* Required task
Give every line back verbatim, dropping all images.

* Information shown
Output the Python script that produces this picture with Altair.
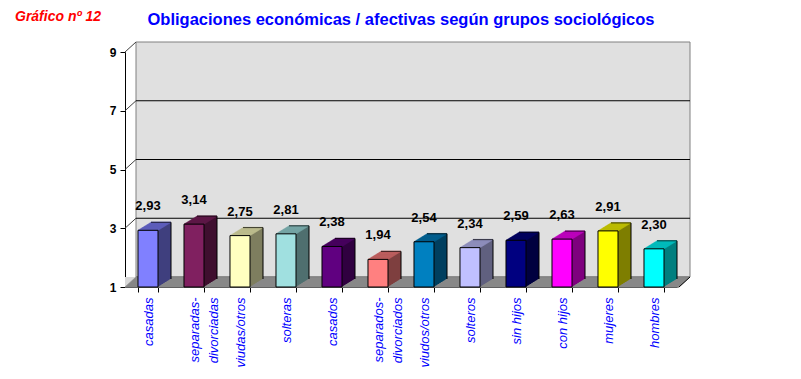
import altair as alt
import pandas as pd

# ---- data ----
categories = ["casadas", "separadas-|divorciadas", "viudas/otros", "solteras", "casados",
              "separados-|divorciados", "viudos/otros", "solteros", "sin hijos", "con hijos",
              "mujeres", "hombres"]
values = [2.93, 3.14, 2.75, 2.81, 2.38, 1.94, 2.54, 2.34, 2.59, 2.63, 2.91, 2.30]
front_colors = ["#8080FF", "#802060", "#FFFFC0", "#A0E0E0", "#600080", "#FF8080",
                "#0080C0", "#C0C0FF", "#000080", "#FF00FF", "#FFFF00", "#00FFFF"]
y_ticks = [1, 3, 5, 7, 9]
grid_values = [3, 5, 7]
connector_values = [3, 5, 7, 9]
chart_number = "Gráfico nº 12"
title_text = "Obligaciones económicas / afectivas según grupos sociológicos"


def shade(hex_color, f):
    h = hex_color.lstrip("#")
    r, g, b = (int(h[i:i + 2], 16) for i in (0, 2, 4))
    return "#%02X%02X%02X" % (int(r * f), int(g * f), int(b * f))


df = pd.DataFrame({
    "cat": categories,
    "val": values,
    "front": front_colors,
    "side": [shade(c, 0.5) for c in front_colors],
    "top": [shade(c, 0.75) for c in front_colors],
    "label": [f"{v:.2f}".replace(".", ",") for v in values],
})
grid_df = pd.DataFrame({"g": grid_values})
conn_df = pd.DataFrame({"g": connector_values})
one_df = pd.DataFrame({"g": [1]})

W, H = 552, 235
WALL_DX, WALL_DY = 11, -10
BAR_DX, BAR_DY = 13, -8
N = 13

yscale = alt.Scale(domain=[1, 9], zero=False, nice=False)
x_enc = alt.X("cat:N", sort=categories, title=None,
              scale=alt.Scale(paddingInner=0.565, paddingOuter=0.2825),
              axis=alt.Axis(labelExpr="split(datum.label, '|')"))
y_enc = alt.Y("val:Q", scale=yscale, title=None, axis=alt.Axis(values=y_ticks))
y2_base = alt.Y2Datum(1)

wall = alt.Chart(one_df).mark_rect(fill="#E0E0E0", stroke="#808080", strokeWidth=1,
                                   yOffset=WALL_DY, y2Offset=WALL_DY).encode(
    x=alt.value(WALL_DX), x2=alt.value(W + WALL_DX + 2),
    y=alt.YDatum(9, scale=yscale, title=None), y2=alt.Y2Datum(1))

grid = alt.Chart(grid_df).mark_rule(color="black", strokeWidth=1, yOffset=WALL_DY).encode(
    x=alt.value(WALL_DX), x2=alt.value(W + WALL_DX + 2),
    y=alt.Y("g:Q", scale=yscale, title=None))

conn = alt.Chart(conn_df).mark_rule(color="#404040", strokeWidth=1, y2Offset=WALL_DY).encode(
    x=alt.value(0), x2=alt.value(WALL_DX),
    y=alt.Y("g:Q", scale=yscale, title=None), y2=alt.Y2("g:Q"))

# light corner under the left side wall
corner = alt.Chart(one_df).mark_rect(fill="#D8D8D8", yOffset=WALL_DY).encode(
    x=alt.value(0), x2=alt.value(WALL_DX),
    y=alt.Y("g:Q", scale=yscale, title=None), y2=alt.Y2("g:Q"))

layers = [wall, grid, conn, corner]

# floor as a parallelogram built from slanted strips
for k in range(0, 11):
    sx = k * WALL_DX / 10
    layers.append(alt.Chart(one_df).mark_rule(color="#808080", strokeWidth=1.3, yOffset=-k).encode(
        x=alt.value(sx), x2=alt.value(W + 2 + sx),
        y=alt.Y("g:Q", scale=yscale, title=None)))
layers.append(alt.Chart(one_df).mark_rule(color="black", strokeWidth=1, y2Offset=WALL_DY).encode(
    x=alt.value(W + 2), x2=alt.value(W + 2 + WALL_DX),
    y=alt.Y("g:Q", scale=yscale, title=None), y2=alt.Y2("g:Q")))

# extrusion (side faces)
for k in range(N, 0, -1):
    dx = k * BAR_DX / N
    dy = k * BAR_DY / N
    layers.append(alt.Chart(df).mark_bar(xOffset=dx, yOffset=dy, y2Offset=dy).encode(
        x=x_enc, y=y_enc, y2=y2_base, color=alt.Color("side:N", scale=None)))

# top faces
for k in range(0, N + 1):
    dx = k * BAR_DX / N
    dy = k * BAR_DY / N
    layers.append(alt.Chart(df).mark_tick(xOffset=dx, yOffset=dy, thickness=1.6, size=20).encode(
        x=x_enc, y=y_enc, color=alt.Color("top:N", scale=None)))

# back edges
layers.append(alt.Chart(df).mark_tick(xOffset=BAR_DX, yOffset=BAR_DY, thickness=1, size=20,
                                      color="black").encode(x=x_enc, y=y_enc))
layers.append(alt.Chart(df).mark_rule(color="black", strokeWidth=1, xOffset=10 + BAR_DX,
                                      yOffset=BAR_DY, y2Offset=BAR_DY).encode(
    x=x_enc, y=y_enc, y2=y2_base))

# front faces
layers.append(alt.Chart(df).mark_bar(stroke="black", strokeWidth=1).encode(
    x=x_enc, y=y_enc, y2=y2_base, color=alt.Color("front:N", scale=None)))

# value labels
layers.append(alt.Chart(df).mark_text(dy=-20, dx=0, baseline="alphabetic", font="Liberation Sans",
                                      fontSize=13, fontWeight="bold", color="black").encode(
    x=x_enc, y=y_enc, text="label:N"))

# titles
layers.append(alt.Chart(pd.DataFrame({"t": [chart_number]})).mark_text(
    align="left", baseline="alphabetic", font="Liberation Sans", fontSize=14,
    fontStyle="italic", fontWeight="bold", color="#FF0000").encode(
    x=alt.value(-110), y=alt.value(-31), text="t:N"))
layers.append(alt.Chart(pd.DataFrame({"t": [title_text]})).mark_text(
    align="center", baseline="alphabetic", font="Liberation Sans", fontSize=16.5,
    fontWeight="bold", color="#0000FF").encode(
    x=alt.value(276), y=alt.value(-27), text="t:N"))

chart = alt.layer(*layers).properties(
    width=W, height=H,
    autosize=alt.AutoSizeParams(type="none"),
    padding={"left": 117, "top": 44, "right": 116, "bottom": 84},
).configure_view(stroke=None).configure_axisX(
    labelAngle=270, labelAlign="right", labelBaseline="middle",
    labelFont="Liberation Sans", labelFontStyle="italic", labelFontSize=13,
    labelColor="#0000FF", labelLineHeight=19, labelPadding=5, labelOverlap=False,
    labelLimit=0, tickBand="extent", tickSize=5, tickColor="black", domainColor="black",
    grid=False,
).configure_axisY(
    labelFont="Liberation Sans", labelFontSize=12, labelFontWeight="bold", labelColor="black",
    tickSize=5, tickColor="black", domainColor="black", labelPadding=4, grid=False,
)

chart.save("out.html", embed_options={"renderer": "svg", "actions": False})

* Exercise result
Output the Python script that produces this picture with Altair.
import altair as alt
import pandas as pd

# ---- data ----
categories = ["casadas", "separadas-|divorciadas", "viudas/otros", "solteras", "casados",
              "separados-|divorciados", "viudos/otros", "solteros", "sin hijos", "con hijos",
              "mujeres", "hombres"]
values = [2.93, 3.14, 2.75, 2.81, 2.38, 1.94, 2.54, 2.34, 2.59, 2.63, 2.91, 2.30]
front_colors = ["#8080FF", "#802060", "#FFFFC0", "#A0E0E0", "#600080", "#FF8080",
                "#0080C0", "#C0C0FF", "#000080", "#FF00FF", "#FFFF00", "#00FFFF"]
y_ticks = [1, 3, 5, 7, 9]
grid_values = [3, 5, 7]
connector_values = [3, 5, 7, 9]
chart_number = "Gráfico nº 12"
title_text = "Obligaciones económicas / afectivas según grupos sociológicos"


def shade(hex_color, f):
    h = hex_color.lstrip("#")
    r, g, b = (int(h[i:i + 2], 16) for i in (0, 2, 4))
    return "#%02X%02X%02X" % (int(r * f), int(g * f), int(b * f))


df = pd.DataFrame({
    "cat": categories,
    "val": values,
    "front": front_colors,
    "side": [shade(c, 0.5) for c in front_colors],
    "top": [shade(c, 0.75) for c in front_colors],
    "label": [f"{v:.2f}".replace(".", ",") for v in values],
})
grid_df = pd.DataFrame({"g": grid_values})
conn_df = pd.DataFrame({"g": connector_values})
one_df = pd.DataFrame({"g": [1]})

W, H = 552, 235
WALL_DX, WALL_DY = 11, -10
BAR_DX, BAR_DY = 13, -8
N = 13

yscale = alt.Scale(domain=[1, 9], zero=False, nice=False)
x_enc = alt.X("cat:N", sort=categories, title=None,
              scale=alt.Scale(paddingInner=0.565, paddingOuter=0.2825),
              axis=alt.Axis(labelExpr="split(datum.label, '|')"))
y_enc = alt.Y("val:Q", scale=yscale, title=None, axis=alt.Axis(values=y_ticks))
y2_base = alt.Y2Datum(1)

wall = alt.Chart(one_df).mark_rect(fill="#E0E0E0", stroke="#808080", strokeWidth=1,
                                   yOffset=WALL_DY, y2Offset=WALL_DY).encode(
    x=alt.value(WALL_DX), x2=alt.value(W + WALL_DX + 2),
    y=alt.YDatum(9, scale=yscale, title=None), y2=alt.Y2Datum(1))

grid = alt.Chart(grid_df).mark_rule(color="black", strokeWidth=1, yOffset=WALL_DY).encode(
    x=alt.value(WALL_DX), x2=alt.value(W + WALL_DX + 2),
    y=alt.Y("g:Q", scale=yscale, title=None))

conn = alt.Chart(conn_df).mark_rule(color="#404040", strokeWidth=1, y2Offset=WALL_DY).encode(
    x=alt.value(0), x2=alt.value(WALL_DX),
    y=alt.Y("g:Q", scale=yscale, title=None), y2=alt.Y2("g:Q"))

# light corner under the left side wall
corner = alt.Chart(one_df).mark_rect(fill="#D8D8D8", yOffset=WALL_DY).encode(
    x=alt.value(0), x2=alt.value(WALL_DX),
    y=alt.Y("g:Q", scale=yscale, title=None), y2=alt.Y2("g:Q"))

layers = [wall, grid, conn, corner]

# floor as a parallelogram built from slanted strips
for k in range(0, 11):
    sx = k * WALL_DX / 10
    layers.append(alt.Chart(one_df).mark_rule(color="#808080", strokeWidth=1.3, yOffset=-k).encode(
        x=alt.value(sx), x2=alt.value(W + 2 + sx),
        y=alt.Y("g:Q", scale=yscale, title=None)))
layers.append(alt.Chart(one_df).mark_rule(color="black", strokeWidth=1, y2Offset=WALL_DY).encode(
    x=alt.value(W + 2), x2=alt.value(W + 2 + WALL_DX),
    y=alt.Y("g:Q", scale=yscale, title=None), y2=alt.Y2("g:Q")))

# extrusion (side faces)
for k in range(N, 0, -1):
    dx = k * BAR_DX / N
    dy = k * BAR_DY / N
    layers.append(alt.Chart(df).mark_bar(xOffset=dx, yOffset=dy, y2Offset=dy).encode(
        x=x_enc, y=y_enc, y2=y2_base, color=alt.Color("side:N", scale=None)))

# top faces
for k in range(0, N + 1):
    dx = k * BAR_DX / N
    dy = k * BAR_DY / N
    layers.append(alt.Chart(df).mark_tick(xOffset=dx, yOffset=dy, thickness=1.6, size=20).encode(
        x=x_enc, y=y_enc, color=alt.Color("top:N", scale=None)))

# back edges
layers.append(alt.Chart(df).mark_tick(xOffset=BAR_DX, yOffset=BAR_DY, thickness=1, size=20,
                                      color="black").encode(x=x_enc, y=y_enc))
layers.append(alt.Chart(df).mark_rule(color="black", strokeWidth=1, xOffset=10 + BAR_DX,
                                      yOffset=BAR_DY, y2Offset=BAR_DY).encode(
    x=x_enc, y=y_enc, y2=y2_base))

# front faces
layers.append(alt.Chart(df).mark_bar(stroke="black", strokeWidth=1).encode(
    x=x_enc, y=y_enc, y2=y2_base, color=alt.Color("front:N", scale=None)))

# value labels
layers.append(alt.Chart(df).mark_text(dy=-20, dx=0, baseline="alphabetic", font="Liberation Sans",
                                      fontSize=13, fontWeight="bold", color="black").encode(
    x=x_enc, y=y_enc, text="label:N"))

# titles
layers.append(alt.Chart(pd.DataFrame({"t": [chart_number]})).mark_text(
    align="left", baseline="alphabetic", font="Liberation Sans", fontSize=14,
    fontStyle="italic", fontWeight="bold", color="#FF0000").encode(
    x=alt.value(-110), y=alt.value(-31), text="t:N"))
layers.append(alt.Chart(pd.DataFrame({"t": [title_text]})).mark_text(
    align="center", baseline="alphabetic", font="Liberation Sans", fontSize=16.5,
    fontWeight="bold", color="#0000FF").encode(
    x=alt.value(276), y=alt.value(-27), text="t:N"))

chart = alt.layer(*layers).properties(
    width=W, height=H,
    autosize=alt.AutoSizeParams(type="none"),
    padding={"left": 117, "top": 44, "right": 116, "bottom": 84},
).configure_view(stroke=None).configure_axisX(
    labelAngle=270, labelAlign="right", labelBaseline="middle",
    labelFont="Liberation Sans", labelFontStyle="italic", labelFontSize=13,
    labelColor="#0000FF", labelLineHeight=19, labelPadding=5, labelOverlap=False,
    labelLimit=0, tickBand="extent", tickSize=5, tickColor="black", domainColor="black",
    grid=False,
).configure_axisY(
    labelFont="Liberation Sans", labelFontSize=12, labelFontWeight="bold", labelColor="black",
    tickSize=5, tickColor="black", domainColor="black", labelPadding=4, grid=False,
)

chart.save("out.html", embed_options={"renderer": "svg", "actions": False})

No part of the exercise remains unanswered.